« Un moment historique. » Le directeur de Sciences Po, Frédéric Mion, n’a pas manqué d’emphase pour féliciter les quarante-huit élèves de seconde et leurs familles, réunis à la prestigieuse école parisienne, mercredi 5 juillet. Ils sont les « pionniers » du nouveau dispositif d’égalité des chances lancé par l’école de la rue Saint-Guillaume, « Premier Campus ». Quelques minutes plus tard, ces jeunes issus de quatorze lycées d’Ile-de-France, tous boursiers, sont partis en car rejoindre le campus de Reims, l’une des antennes en région, pour suivre une semaine de cours intensifs. Une « expérience étudiante » avant l’heure, qu’ils réitéreront, à trois reprises, durant leurs deux prochaines années au lycée, afin de se préparer à l’entrée dans l’enseignement supérieur.

Précurseur en matière d’ouverture sociale, Sciences Po a créé, il y a plus de quinze ans, une voie d’entrée spéciale destinée aux moins favorisés : les conventions d’éducation prioritaire (CEP). Depuis, ce sont 1 600 jeunes, issus de la centaine de lycées ZEP partenaires qui ont intégré l’institut par cette voie. Le taux de boursiers est passé de 6 % en 2000 à 27 % aujourd’hui.

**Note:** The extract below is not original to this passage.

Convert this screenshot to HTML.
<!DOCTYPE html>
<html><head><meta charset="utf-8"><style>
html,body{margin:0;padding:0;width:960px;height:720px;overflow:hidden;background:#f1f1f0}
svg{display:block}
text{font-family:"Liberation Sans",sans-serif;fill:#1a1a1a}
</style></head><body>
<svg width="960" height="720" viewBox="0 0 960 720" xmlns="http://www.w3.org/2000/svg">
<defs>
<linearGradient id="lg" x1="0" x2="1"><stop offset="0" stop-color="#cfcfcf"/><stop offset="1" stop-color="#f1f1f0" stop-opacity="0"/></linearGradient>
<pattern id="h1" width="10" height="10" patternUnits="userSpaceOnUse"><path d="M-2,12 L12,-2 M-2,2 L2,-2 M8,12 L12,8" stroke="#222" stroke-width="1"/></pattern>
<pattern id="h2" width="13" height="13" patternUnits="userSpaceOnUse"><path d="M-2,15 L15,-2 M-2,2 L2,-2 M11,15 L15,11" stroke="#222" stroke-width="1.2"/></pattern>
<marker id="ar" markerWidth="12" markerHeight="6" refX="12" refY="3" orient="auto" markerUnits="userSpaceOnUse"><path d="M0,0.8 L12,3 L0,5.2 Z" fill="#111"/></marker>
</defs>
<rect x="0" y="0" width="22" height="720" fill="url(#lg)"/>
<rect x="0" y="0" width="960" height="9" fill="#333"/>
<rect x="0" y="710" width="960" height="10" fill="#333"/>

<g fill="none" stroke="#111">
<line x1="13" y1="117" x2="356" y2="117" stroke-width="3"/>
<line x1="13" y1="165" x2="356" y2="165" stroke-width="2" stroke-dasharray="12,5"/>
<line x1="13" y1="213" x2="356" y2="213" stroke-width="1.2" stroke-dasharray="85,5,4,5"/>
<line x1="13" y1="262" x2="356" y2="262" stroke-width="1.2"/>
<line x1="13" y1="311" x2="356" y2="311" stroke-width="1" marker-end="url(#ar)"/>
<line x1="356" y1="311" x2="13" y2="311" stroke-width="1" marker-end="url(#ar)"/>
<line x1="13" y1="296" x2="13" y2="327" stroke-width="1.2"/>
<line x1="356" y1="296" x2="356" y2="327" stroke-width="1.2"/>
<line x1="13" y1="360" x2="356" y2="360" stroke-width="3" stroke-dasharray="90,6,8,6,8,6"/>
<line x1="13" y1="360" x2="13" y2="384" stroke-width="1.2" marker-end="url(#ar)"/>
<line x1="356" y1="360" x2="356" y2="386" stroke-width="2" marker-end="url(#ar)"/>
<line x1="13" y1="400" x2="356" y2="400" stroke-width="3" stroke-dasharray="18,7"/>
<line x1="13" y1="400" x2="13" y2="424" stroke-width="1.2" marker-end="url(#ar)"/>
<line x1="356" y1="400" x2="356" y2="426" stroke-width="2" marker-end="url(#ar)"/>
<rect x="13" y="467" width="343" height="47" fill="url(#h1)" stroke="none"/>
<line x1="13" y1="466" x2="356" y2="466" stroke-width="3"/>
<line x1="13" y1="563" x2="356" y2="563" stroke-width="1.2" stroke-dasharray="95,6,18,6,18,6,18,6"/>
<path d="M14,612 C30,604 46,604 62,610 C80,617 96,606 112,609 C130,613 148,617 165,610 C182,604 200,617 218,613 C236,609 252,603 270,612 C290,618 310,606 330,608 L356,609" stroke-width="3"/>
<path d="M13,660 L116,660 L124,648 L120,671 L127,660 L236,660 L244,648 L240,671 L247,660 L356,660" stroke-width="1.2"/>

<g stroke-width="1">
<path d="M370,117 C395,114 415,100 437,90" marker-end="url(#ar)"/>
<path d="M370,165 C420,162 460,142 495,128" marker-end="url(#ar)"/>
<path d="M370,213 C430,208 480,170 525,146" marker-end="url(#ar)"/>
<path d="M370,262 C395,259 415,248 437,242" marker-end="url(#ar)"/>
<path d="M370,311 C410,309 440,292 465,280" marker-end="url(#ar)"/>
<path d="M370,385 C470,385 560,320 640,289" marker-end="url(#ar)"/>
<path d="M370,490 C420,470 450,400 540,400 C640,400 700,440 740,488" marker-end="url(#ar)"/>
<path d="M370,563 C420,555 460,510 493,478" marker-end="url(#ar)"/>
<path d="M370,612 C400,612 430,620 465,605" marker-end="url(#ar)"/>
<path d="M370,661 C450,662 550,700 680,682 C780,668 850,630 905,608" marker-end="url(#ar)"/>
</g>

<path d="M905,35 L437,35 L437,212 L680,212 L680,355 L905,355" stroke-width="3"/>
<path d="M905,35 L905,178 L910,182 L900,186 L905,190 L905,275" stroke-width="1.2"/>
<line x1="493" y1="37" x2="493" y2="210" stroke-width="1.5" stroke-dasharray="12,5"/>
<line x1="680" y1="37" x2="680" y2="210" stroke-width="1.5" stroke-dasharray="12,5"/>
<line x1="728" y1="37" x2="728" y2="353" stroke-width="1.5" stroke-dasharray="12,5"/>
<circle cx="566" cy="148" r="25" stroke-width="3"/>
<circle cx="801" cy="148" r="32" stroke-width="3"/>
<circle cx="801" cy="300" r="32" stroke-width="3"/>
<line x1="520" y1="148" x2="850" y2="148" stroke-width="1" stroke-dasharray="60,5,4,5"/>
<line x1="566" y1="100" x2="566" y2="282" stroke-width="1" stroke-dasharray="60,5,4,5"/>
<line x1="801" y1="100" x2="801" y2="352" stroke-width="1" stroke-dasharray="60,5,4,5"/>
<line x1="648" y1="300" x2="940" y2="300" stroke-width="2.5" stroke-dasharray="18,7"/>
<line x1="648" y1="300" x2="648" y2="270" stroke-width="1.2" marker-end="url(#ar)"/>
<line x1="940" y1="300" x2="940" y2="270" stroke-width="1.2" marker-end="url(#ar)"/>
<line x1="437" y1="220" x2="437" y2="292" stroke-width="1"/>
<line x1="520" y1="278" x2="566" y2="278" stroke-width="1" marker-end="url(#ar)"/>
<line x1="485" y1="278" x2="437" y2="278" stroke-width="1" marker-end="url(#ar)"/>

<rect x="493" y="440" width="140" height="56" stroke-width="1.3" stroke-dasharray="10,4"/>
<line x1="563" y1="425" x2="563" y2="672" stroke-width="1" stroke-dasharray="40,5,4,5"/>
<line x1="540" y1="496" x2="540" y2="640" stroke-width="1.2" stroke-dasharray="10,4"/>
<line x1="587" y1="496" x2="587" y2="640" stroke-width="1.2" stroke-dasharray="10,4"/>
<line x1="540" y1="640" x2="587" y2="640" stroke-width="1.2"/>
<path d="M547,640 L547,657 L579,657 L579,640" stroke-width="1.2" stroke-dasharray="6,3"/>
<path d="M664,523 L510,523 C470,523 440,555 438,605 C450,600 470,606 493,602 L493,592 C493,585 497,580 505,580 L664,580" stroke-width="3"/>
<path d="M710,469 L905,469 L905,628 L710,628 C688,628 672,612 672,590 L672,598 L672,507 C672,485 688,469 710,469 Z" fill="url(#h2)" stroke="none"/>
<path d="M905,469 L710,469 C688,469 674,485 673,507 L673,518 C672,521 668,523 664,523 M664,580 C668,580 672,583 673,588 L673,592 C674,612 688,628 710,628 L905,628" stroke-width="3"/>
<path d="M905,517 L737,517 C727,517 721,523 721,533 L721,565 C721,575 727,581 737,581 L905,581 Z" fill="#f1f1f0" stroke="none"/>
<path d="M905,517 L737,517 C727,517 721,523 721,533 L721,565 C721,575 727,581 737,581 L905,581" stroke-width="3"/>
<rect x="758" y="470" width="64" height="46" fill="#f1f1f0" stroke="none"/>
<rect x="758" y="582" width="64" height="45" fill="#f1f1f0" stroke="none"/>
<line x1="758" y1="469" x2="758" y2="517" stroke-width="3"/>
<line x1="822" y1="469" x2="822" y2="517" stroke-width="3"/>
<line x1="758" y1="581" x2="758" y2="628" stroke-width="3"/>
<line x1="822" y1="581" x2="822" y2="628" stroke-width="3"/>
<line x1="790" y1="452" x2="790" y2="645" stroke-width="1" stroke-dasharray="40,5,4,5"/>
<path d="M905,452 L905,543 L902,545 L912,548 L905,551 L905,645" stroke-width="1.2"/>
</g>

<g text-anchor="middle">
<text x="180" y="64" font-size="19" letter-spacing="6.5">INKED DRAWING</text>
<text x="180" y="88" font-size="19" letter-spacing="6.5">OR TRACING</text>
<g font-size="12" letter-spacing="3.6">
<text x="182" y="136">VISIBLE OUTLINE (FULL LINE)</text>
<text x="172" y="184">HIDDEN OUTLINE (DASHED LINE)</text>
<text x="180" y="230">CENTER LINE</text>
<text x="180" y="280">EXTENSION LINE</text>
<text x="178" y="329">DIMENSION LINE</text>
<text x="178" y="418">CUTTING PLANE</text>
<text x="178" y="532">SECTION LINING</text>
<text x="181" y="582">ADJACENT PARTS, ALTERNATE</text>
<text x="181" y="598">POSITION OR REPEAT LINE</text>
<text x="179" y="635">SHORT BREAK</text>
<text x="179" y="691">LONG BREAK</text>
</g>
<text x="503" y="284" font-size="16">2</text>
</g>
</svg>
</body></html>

Sciences Po a décidé d’aller plus loin dans sa politique d’ouverture sociale. Si le dispositif CEP a permis d’ouvrir socialement la grande école de l’élite, il est désormais en partie trusté par les classes favorisées qui fréquentent ces lycées : 40 % des bacheliers qui intègrent l’IEP parisien par cette voie sont issus de familles de catégories socioprofessionnelles supérieures.

Avec « Premier Campus », réservé aux boursiers, Sciences Po compte « apporter sa pierre à l’une des grandes questions qui se pose au monde de l’éducation : la transition de l’enseignement secondaire au supérieur », selon M. Mion. Loin d’être une « prépa Sciences Po », ces semaines intensives visent à lutter contre l’autocensure des jeunes de milieu modeste et à leur donner les armes pour réussir dans l’enseignement supérieur.

2 000 euros par lycéen

Ces lycéens, sélectionnés dans leurs établissements parmi les élèves motivés et de niveau moyen, suivront des cours magistraux et ateliers autour de thématiques transversales, comme l’Europe ou la citoyenneté, dispensés par des professeurs de Sciences Po et de lycée. Une deuxième promotion d’une trentaine d’élèves est en train d’être constituée pour démarrer à l’été 2018. La région Ile-de-France est partenaire, ainsi que de grandes entreprises (Axa, Société générale, L’Oréal) pour cette semaine dont le coût s’élève à 2 000 euros par lycéen, pour qui le dispositif est gratuit.

Science Po espère étendre « Premier Campus » sur les territoires de ses antennes (Le Havre, Dijon, Menton, Nancy, Poitiers, Reims). Son laboratoire spécialisé dans l’évaluation des politiques publiques va quant à lui suivre la cohorte de jeunes.

Plusieurs autres Sciences Po de région se sont en fait déjà engagés sur un autre modèle similaire. Il y a bientôt dix ans, ils ont lancé des programmes d’accompagnement des lycéens vers les concours et l’enseignement supérieur. Et ce, à grande échelle : les instituts d’études politiques d’Aix, Lille, Lyon, Rennes, Strasbourg, Toulouse et Saint-Germain-en-Laye coordonnent chaque année le suivi de 3 000 élèves, de la troisième à la terminale, sous diverses formes – journées d’immersion, aide à l’orientation… Plus d’un quart des élèves de terminale qui y ont participé intègrent, après le bac, un IEP, 40 % vont en classes prépas et le dernier tiers rejoint une licence universitaire.